## The request
Take the lines from the beginning of the material through the line containing "plt.rcParams['font.family'] = ['Liberation" and retype them exactly, leaving the pictures out.
* START Material provided *
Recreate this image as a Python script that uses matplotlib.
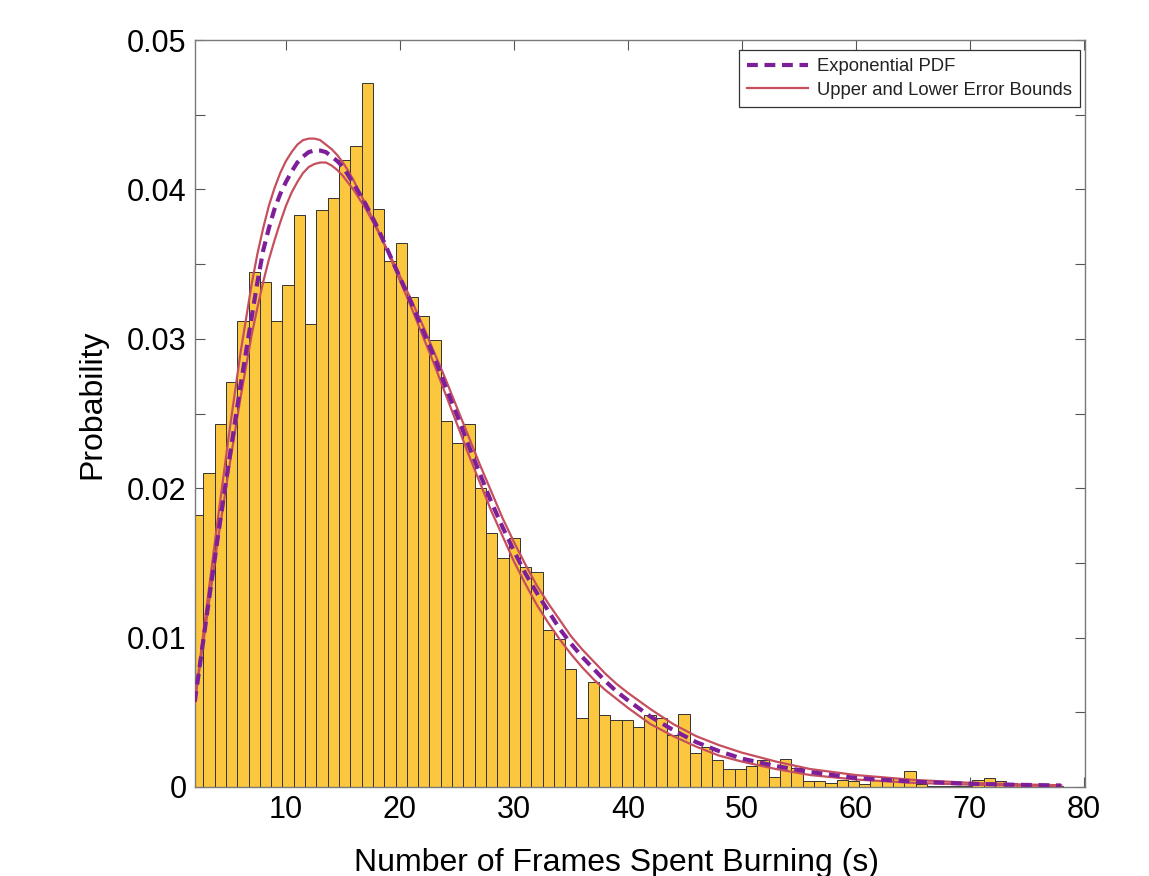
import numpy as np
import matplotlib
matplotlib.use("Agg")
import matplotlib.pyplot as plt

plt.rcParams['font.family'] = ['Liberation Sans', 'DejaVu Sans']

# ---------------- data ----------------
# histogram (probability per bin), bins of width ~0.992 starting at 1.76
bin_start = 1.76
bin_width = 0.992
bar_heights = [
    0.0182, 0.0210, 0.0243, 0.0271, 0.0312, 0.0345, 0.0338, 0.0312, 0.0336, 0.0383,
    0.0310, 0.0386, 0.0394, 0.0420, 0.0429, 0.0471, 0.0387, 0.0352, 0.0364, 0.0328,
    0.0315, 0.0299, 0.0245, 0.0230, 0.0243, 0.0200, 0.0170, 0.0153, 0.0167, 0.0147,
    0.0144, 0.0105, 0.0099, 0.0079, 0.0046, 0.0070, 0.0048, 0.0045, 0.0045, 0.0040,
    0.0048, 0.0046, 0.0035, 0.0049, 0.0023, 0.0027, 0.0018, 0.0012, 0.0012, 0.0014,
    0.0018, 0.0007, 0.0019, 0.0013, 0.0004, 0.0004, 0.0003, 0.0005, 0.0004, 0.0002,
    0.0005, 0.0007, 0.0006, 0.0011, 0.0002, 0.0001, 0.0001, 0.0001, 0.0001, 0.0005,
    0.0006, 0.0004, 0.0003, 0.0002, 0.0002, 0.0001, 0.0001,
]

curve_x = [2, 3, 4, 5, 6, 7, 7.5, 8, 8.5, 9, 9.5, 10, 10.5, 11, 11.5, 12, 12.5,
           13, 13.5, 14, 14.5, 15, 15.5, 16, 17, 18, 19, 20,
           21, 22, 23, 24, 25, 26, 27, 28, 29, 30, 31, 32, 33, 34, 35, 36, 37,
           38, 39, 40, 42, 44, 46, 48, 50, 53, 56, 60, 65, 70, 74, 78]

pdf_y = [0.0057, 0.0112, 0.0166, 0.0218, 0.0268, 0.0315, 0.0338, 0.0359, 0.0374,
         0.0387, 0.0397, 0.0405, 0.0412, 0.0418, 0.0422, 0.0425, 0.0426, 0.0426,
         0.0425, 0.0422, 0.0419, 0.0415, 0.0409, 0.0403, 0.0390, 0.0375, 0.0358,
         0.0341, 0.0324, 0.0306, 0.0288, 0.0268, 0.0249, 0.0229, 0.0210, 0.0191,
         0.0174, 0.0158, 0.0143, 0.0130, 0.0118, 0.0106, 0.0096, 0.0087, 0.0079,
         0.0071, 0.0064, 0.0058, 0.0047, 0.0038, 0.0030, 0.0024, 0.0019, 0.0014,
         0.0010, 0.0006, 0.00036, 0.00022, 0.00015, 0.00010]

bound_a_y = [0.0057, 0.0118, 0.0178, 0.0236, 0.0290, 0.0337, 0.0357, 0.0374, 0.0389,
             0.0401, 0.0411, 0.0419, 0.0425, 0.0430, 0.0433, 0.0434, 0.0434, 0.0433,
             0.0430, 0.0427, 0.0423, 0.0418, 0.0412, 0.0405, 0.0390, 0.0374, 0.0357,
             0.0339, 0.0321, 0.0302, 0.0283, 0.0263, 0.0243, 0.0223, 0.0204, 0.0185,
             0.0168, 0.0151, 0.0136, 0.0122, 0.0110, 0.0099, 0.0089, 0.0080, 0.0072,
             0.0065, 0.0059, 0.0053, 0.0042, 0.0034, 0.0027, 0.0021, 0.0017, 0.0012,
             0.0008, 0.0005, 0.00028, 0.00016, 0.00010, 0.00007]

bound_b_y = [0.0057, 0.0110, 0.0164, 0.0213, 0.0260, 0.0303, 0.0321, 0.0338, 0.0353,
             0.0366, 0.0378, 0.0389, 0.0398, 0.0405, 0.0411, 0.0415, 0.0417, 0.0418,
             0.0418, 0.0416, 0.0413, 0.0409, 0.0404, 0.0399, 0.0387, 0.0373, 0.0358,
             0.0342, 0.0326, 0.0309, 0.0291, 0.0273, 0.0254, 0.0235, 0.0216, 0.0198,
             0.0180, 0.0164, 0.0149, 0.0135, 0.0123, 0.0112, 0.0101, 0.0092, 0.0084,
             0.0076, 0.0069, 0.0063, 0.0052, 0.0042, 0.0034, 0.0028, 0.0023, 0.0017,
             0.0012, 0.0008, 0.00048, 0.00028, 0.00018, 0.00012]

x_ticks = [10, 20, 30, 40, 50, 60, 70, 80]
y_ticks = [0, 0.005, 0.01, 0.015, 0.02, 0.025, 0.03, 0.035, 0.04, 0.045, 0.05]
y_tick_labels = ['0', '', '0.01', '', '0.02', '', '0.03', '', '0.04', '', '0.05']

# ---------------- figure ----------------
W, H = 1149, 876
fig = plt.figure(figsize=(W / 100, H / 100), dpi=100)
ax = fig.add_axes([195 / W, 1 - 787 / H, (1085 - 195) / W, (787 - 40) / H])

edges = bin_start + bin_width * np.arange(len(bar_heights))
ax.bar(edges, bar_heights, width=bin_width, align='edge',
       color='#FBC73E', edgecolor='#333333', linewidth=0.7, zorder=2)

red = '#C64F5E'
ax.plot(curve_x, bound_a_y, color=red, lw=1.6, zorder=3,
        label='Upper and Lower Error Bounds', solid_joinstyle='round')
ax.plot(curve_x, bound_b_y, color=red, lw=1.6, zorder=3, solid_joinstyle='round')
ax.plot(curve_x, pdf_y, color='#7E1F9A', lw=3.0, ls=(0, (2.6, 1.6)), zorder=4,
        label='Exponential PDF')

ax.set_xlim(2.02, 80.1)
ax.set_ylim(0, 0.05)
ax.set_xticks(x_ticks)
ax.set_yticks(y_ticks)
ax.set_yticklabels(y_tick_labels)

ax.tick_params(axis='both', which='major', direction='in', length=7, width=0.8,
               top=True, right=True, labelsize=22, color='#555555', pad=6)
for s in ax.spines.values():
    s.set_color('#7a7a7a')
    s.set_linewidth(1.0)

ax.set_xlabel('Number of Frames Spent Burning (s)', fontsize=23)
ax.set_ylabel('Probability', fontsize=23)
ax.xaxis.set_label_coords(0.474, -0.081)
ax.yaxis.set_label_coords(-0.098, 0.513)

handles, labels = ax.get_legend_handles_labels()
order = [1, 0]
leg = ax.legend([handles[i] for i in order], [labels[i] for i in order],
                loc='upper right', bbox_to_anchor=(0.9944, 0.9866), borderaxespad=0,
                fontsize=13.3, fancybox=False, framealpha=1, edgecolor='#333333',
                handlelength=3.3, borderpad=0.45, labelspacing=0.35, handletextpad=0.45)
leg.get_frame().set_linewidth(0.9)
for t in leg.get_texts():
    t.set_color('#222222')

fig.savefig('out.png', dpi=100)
* END Material provided *
## Exercise solution
Recreate this image as a Python script that uses matplotlib.
import numpy as np
import matplotlib
matplotlib.use("Agg")
import matplotlib.pyplot as plt

plt.rcParams['font.family'] = ['Liberation Sans', 'DejaVu Sans']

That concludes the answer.